▶ Task directions
Extract, from the records beneath this instruction, each line that contains the word "with".
** start of Records for this exercise **
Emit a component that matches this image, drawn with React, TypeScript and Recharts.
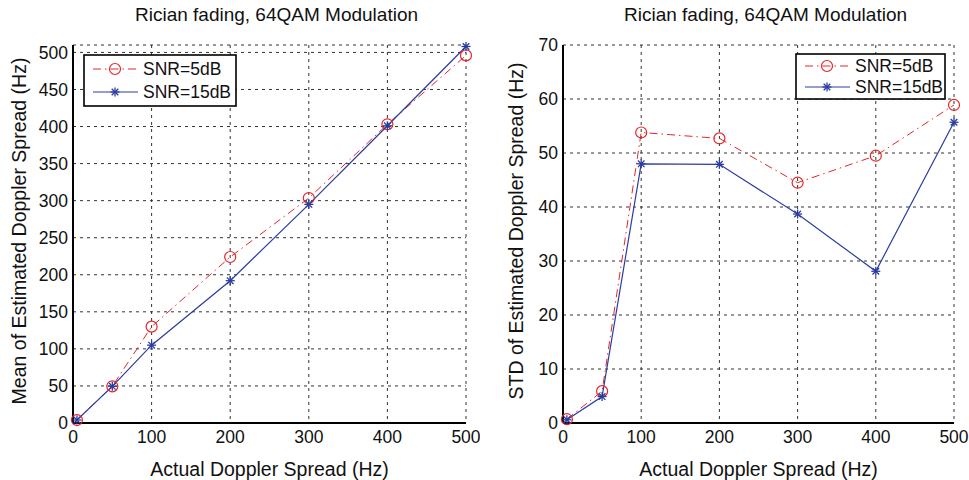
import { LineChart, Line, XAxis, YAxis, CartesianGrid, Legend, Label } from 'recharts';

const FONT = '"Liberation Sans", Arial, Helvetica, sans-serif';
const RED = '#e3262a';
const BLUE = '#2b3c9e';

const dopplerSpread = [5, 50, 100, 200, 300, 400, 500];
const meanSnr5 = [4, 49.5, 130, 224, 303.5, 403, 496];
const meanSnr15 = [4, 49.5, 105, 192, 295, 401, 508];
const stdSnr5 = [0.7, 5.9, 53.8, 52.7, 44.5, 49.5, 58.9];
const stdSnr15 = [0.6, 4.9, 48, 47.9, 38.7, 28.1, 55.7];

const xTicks = [0, 100, 200, 300, 400, 500];
const meanTicks = [0, 50, 100, 150, 200, 250, 300, 350, 400, 450, 500];
const stdTicks = [0, 10, 20, 30, 40, 50, 60, 70];

const seriesNames = ['SNR=5dB', 'SNR=15dB'];
const plotTitle = 'Rician fading, 64QAM Modulation';
const xTitle = 'Actual Doppler Spread (Hz)';

const meanRows = dopplerSpread.map((x, i) => ({ x, snr5: meanSnr5[i], snr15: meanSnr15[i] }));
const stdRows = dopplerSpread.map((x, i) => ({ x, snr5: stdSnr5[i], snr15: stdSnr15[i] }));

function CircleDot(props: any) {
    const { cx, cy } = props;
    if (cx == null || cy == null) return null;
    return <circle cx={cx} cy={cy} r={5.5} fill="none" stroke={RED} strokeWidth={1.2} />;
}

function StarDot(props: any) {
    const { cx, cy } = props;
    if (cx == null || cy == null) return null;
    const a = 4.5, d = 3.3;
    return <g stroke={BLUE} strokeWidth={1.3}>
        <line x1={cx - a} y1={cy} x2={cx + a} y2={cy} />
        <line x1={cx} y1={cy - a} x2={cx} y2={cy + a} />
        <line x1={cx - d} y1={cy - d} x2={cx + d} y2={cy + d} />
        <line x1={cx - d} y1={cy + d} x2={cx + d} y2={cy - d} />
    </g>
}

function LegendBox(props: { w: number, h: number, rowGap: number }) {
    const y1 = props.h / 2 - props.rowGap / 2;
    const y2 = props.h / 2 + props.rowGap / 2;
    return <svg width={props.w} height={props.h} style={{ display: 'block' }}>
        <rect x={1} y={1} width={props.w - 2} height={props.h - 2} fill="#fff" stroke="#000" strokeWidth={1.6} />
        <line x1={10} y1={y1} x2={55} y2={y1} stroke={RED} strokeWidth={1} strokeDasharray="8 4 1.5 4" />
        <CircleDot cx={32} cy={y1} />
        <line x1={10} y1={y2} x2={55} y2={y2} stroke={BLUE} strokeWidth={1} />
        <StarDot cx={32} cy={y2} />
        <text x={60} y={y1 + 6} fontSize={17.5} fontFamily={FONT} fill="#111">{seriesNames[0]}</text>
        <text x={60} y={y2 + 6} fontSize={17.5} fontFamily={FONT} fill="#111">{seriesNames[1]}</text>
    </svg>
}

function Panel(props: {
    rows: any[], yTicks: number[], yMax: number, yTitle: string, left: number, width: number,
    plotLeft: number, plotRight: number, yTitleX: number, legendPos: { left: number, top: number, w: number, h: number, gap: number }
}) {
    const { rows, yTicks, yMax, yTitle, width, plotLeft, plotRight, yTitleX, legendPos } = props;
    const tick = { fill: '#111', fontSize: 17.5, fontFamily: FONT };
    return <div style={{ position: 'absolute', left: props.left, top: 0, width, height: 480 }}>
        <div style={{
            position: 'absolute', left: 0, top: 4, width: (plotLeft + plotRight) + 14, textAlign: 'center',
            fontFamily: FONT, fontSize: 19, color: '#111', whiteSpace: 'nowrap'
        }}>{plotTitle}</div>
        <LineChart width={width} height={480} data={rows}
                   margin={{ top: 45, right: width - plotRight, bottom: 27, left: plotLeft - 60 }}>
            <CartesianGrid stroke="#333" strokeDasharray="3 4" strokeWidth={1} />
            <XAxis dataKey="x" type="number" domain={[0, 500]} ticks={xTicks} height={30}
                   axisLine={{ stroke: '#000', strokeWidth: 2 }} tickLine={false} tick={tick} tickMargin={2}>
                <Label content={(p: any) => {
                    const vb = p.viewBox;
                    return <text x={vb.x + vb.width / 2} y={476} textAnchor="middle" fontSize={19.5}
                                 fontFamily={FONT} fill="#111">{xTitle}</text>
                }} />
            </XAxis>
            <XAxis xAxisId="top" orientation="top" type="number" domain={[0, 500]} height={0}
                   axisLine={{ stroke: '#000', strokeWidth: 2 }} tickLine={false} tick={false} />
            <YAxis type="number" domain={[0, yMax]} ticks={yTicks} width={60} interval={0}
                   axisLine={{ stroke: '#000', strokeWidth: 2 }} tickLine={false} tick={tick} tickMargin={0} tickSize={5}>
                <Label content={(p: any) => {
                    const vb = p.viewBox;
                    const cy = vb.y + vb.height / 2 - 3;
                    return <text x={yTitleX} y={cy} transform={`rotate(-90 ${yTitleX} ${cy})`} textAnchor="middle"
                                 fontSize={19.5} fontFamily={FONT} fill="#111">{yTitle}</text>
                }} />
            </YAxis>
            <YAxis yAxisId="right" orientation="right" type="number" domain={[0, yMax]} width={0}
                   axisLine={{ stroke: '#000', strokeWidth: 2 }} tickLine={false} tick={false} />
            <Legend layout="vertical" align="center" verticalAlign="middle"
                    wrapperStyle={{ left: legendPos.left, top: legendPos.top, width: legendPos.w, height: legendPos.h }}
                    content={() => <LegendBox w={legendPos.w} h={legendPos.h} rowGap={legendPos.gap} />} />
            <Line type="linear" dataKey="snr5" name={seriesNames[0]} stroke={RED} strokeWidth={1}
                  strokeDasharray="8 4 1.5 4" dot={<CircleDot />} activeDot={false} isAnimationActive={false} />
            <Line type="linear" dataKey="snr15" name={seriesNames[1]} stroke={BLUE} strokeWidth={1.2}
                  dot={<StarDot />} activeDot={false} isAnimationActive={false} />
        </LineChart>
    </div>
}

export default function App() {
    return <div style={{ position: 'absolute', left: 0, top: 0, width: 969, height: 480, background: '#fff' }}>
        <Panel rows={meanRows} yTicks={meanTicks} yMax={510} yTitle="Mean of Estimated Doppler Spread (Hz)"
               left={0} width={480} plotLeft={73} plotRight={466} yTitleX={26}
               legendPos={{ left: 83, top: 54, w: 154, h: 53, gap: 23 }} />
        <Panel rows={stdRows} yTicks={stdTicks} yMax={70} yTitle="STD of Estimated Doppler Spread (Hz)"
               left={480} width={489} plotLeft={83} plotRight={474} yTitleX={43}
               legendPos={{ left: 315, top: 53, w: 151, h: 47, gap: 21 }} />
    </div>
}
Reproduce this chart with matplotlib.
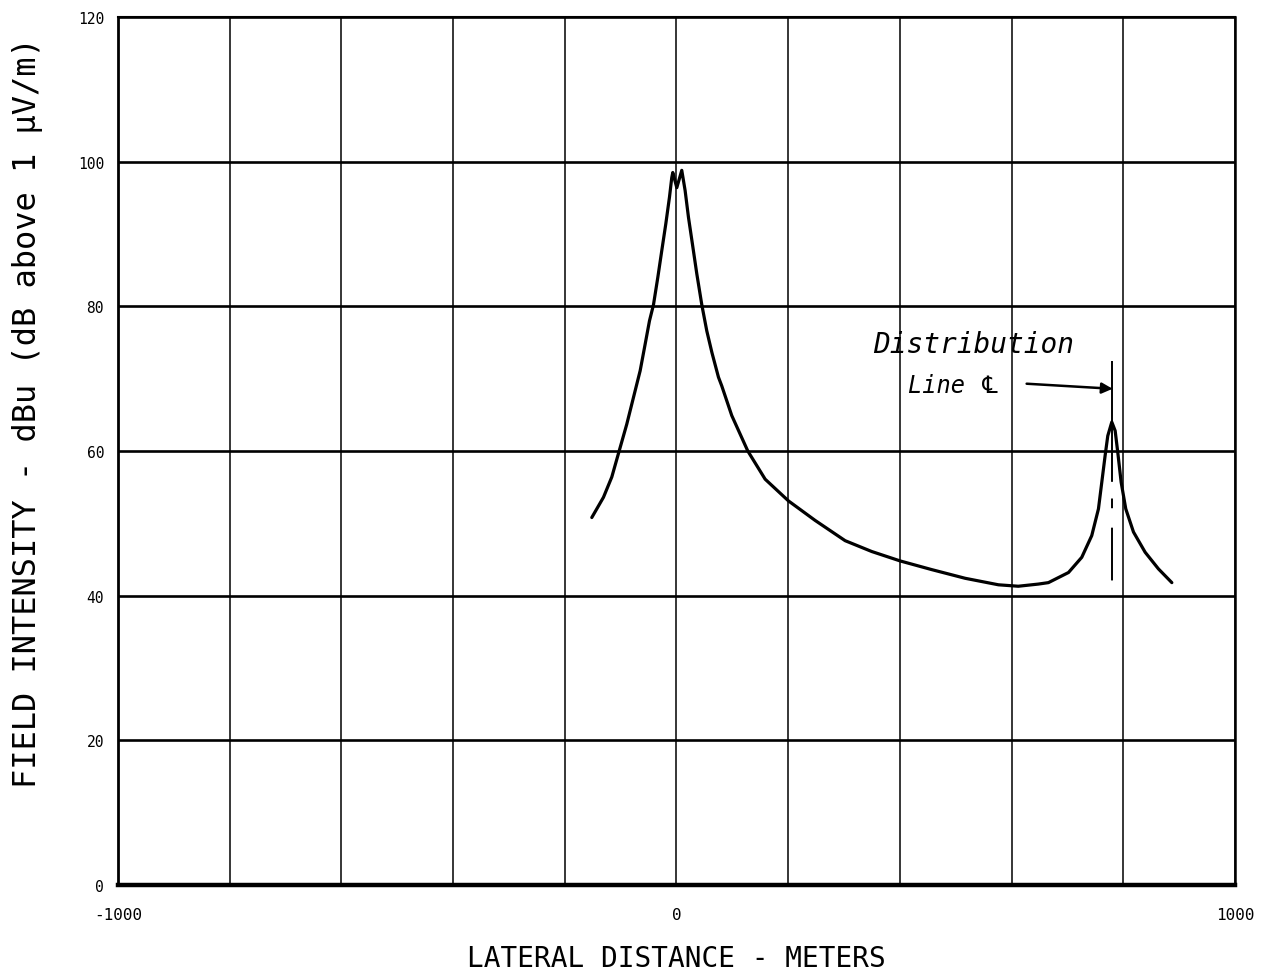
import matplotlib
matplotlib.use("Agg")
import matplotlib.pyplot as plt

plt.rcParams['font.family'] = ['DejaVu Sans Mono', 'DejaVu Sans']
plt.rcParams['lines.scale_dashes'] = False

# field intensity profile (lateral distance in m, dBu)
distance = [-151.6, -130.7, -115.8, -102.6, -89, -77, -65, -56, -48.3, -41.2,
            -33.4, -26.3, -19.1, -12.5, -8.4, -6.6, 0.6, 9.5, 15.5, 21.5,
            28.6, 36.4, 45.4, 54.3, 63.5, 75.2, 81.1, 99, 127.7, 158.8,
            200.5, 248.3, 302, 349.7, 400.5, 457, 516.9, 576.5, 612, 648,
            666, 684, 702, 725.7, 743.6, 755.6, 761.6, 767.6, 772.3, 779.5,
            785.5, 790.2, 796.2, 804.5, 818.3, 839.2, 863, 887]
field_dbu = [50.8, 53.6, 56.4, 60.0, 63.7, 67.4, 71.1, 74.8, 78.0, 80.2,
             84.0, 87.7, 91.4, 95.1, 97.8, 98.5, 96.4, 98.8, 96.0, 92.3,
             88.6, 84.5, 80.2, 76.6, 73.6, 70.2, 69.0, 64.9, 60.0, 56.1,
             53.1, 50.4, 47.6, 46.1, 44.8, 43.6, 42.4, 41.5, 41.3, 41.6,
             41.8, 42.5, 43.2, 45.3, 48.3, 52.0, 55.7, 59.4, 62.1, 64.0,
             62.8, 59.8, 55.7, 52.0, 48.8, 46.0, 43.7, 41.8]

# distribution line centre marker
line_x = [780, 780]
line_y = [72.5, 41.8]
arrow_start = (627, 69.3)
arrow_end = (781, 68.6)

x_ticks = list(range(-1000, 1001, 200))
x_tick_labels = ['-1000', '', '', '', '', '0', '', '', '', '', '1000']
y_ticks = list(range(0, 121, 20))

fig = plt.figure(figsize=(12.7, 9.78), dpi=100)
ax = fig.add_axes([0.0929, 0.0941, 0.8795, 0.8875])

ax.plot(distance, field_dbu, color='black', lw=2.3, solid_capstyle='round',
        solid_joinstyle='round', zorder=3)
ax.plot(line_x, line_y, color='black', lw=1.4, linestyle=(0, (87, 12, 7, 14, 38, 100)), zorder=3)
ax.annotate('', xy=arrow_end, xytext=arrow_start,
            arrowprops=dict(arrowstyle='-|>', color='black', lw=1.8,
                            mutation_scale=16, shrinkA=0, shrinkB=0))
ax.text(352, 73.7, 'Distribution', fontsize=20, style='italic', ha='left', va='baseline')
ax.text(415, 68.2, 'Line \u2104', fontsize=17, style='italic', ha='left', va='baseline')

ax.set_xlim(-1000, 1000)
ax.set_ylim(0, 120)
ax.set_xticks(x_ticks, labels=x_tick_labels)
ax.set_yticks(y_ticks)
ax.tick_params(axis='x', length=0, pad=16, labelsize=11.5)
ax.tick_params(axis='y', length=0, pad=10, labelsize=10.5)
ax.xaxis.grid(True, color='black', lw=1.1)
ax.yaxis.grid(True, color='black', lw=1.9)
ax.set_axisbelow(True)

for side, w in [('bottom', 3.2), ('left', 2.0), ('top', 1.5), ('right', 1.8)]:
    ax.spines[side].set_linewidth(w)

ax.set_xlabel('LATERAL DISTANCE - METERS', fontsize=20, labelpad=16)
ax.set_ylabel('FIELD INTENSITY - dBu (dB above 1 \u03bcV/m)', fontsize=23)
ax.yaxis.set_label_coords(-0.067, 0.545)

fig.savefig('out.png', dpi=100)
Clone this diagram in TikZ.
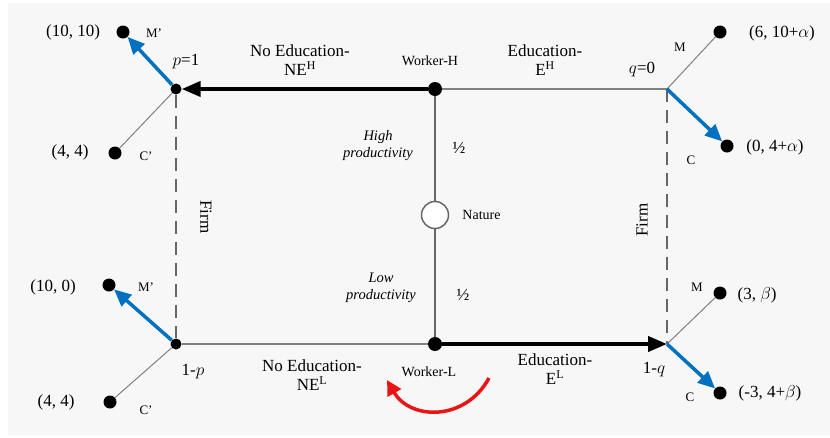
** end of Records for this exercise **
▶ Solution to this problem
Emit a component that matches this image, drawn with React, TypeScript and Recharts.
Reproduce this chart with matplotlib.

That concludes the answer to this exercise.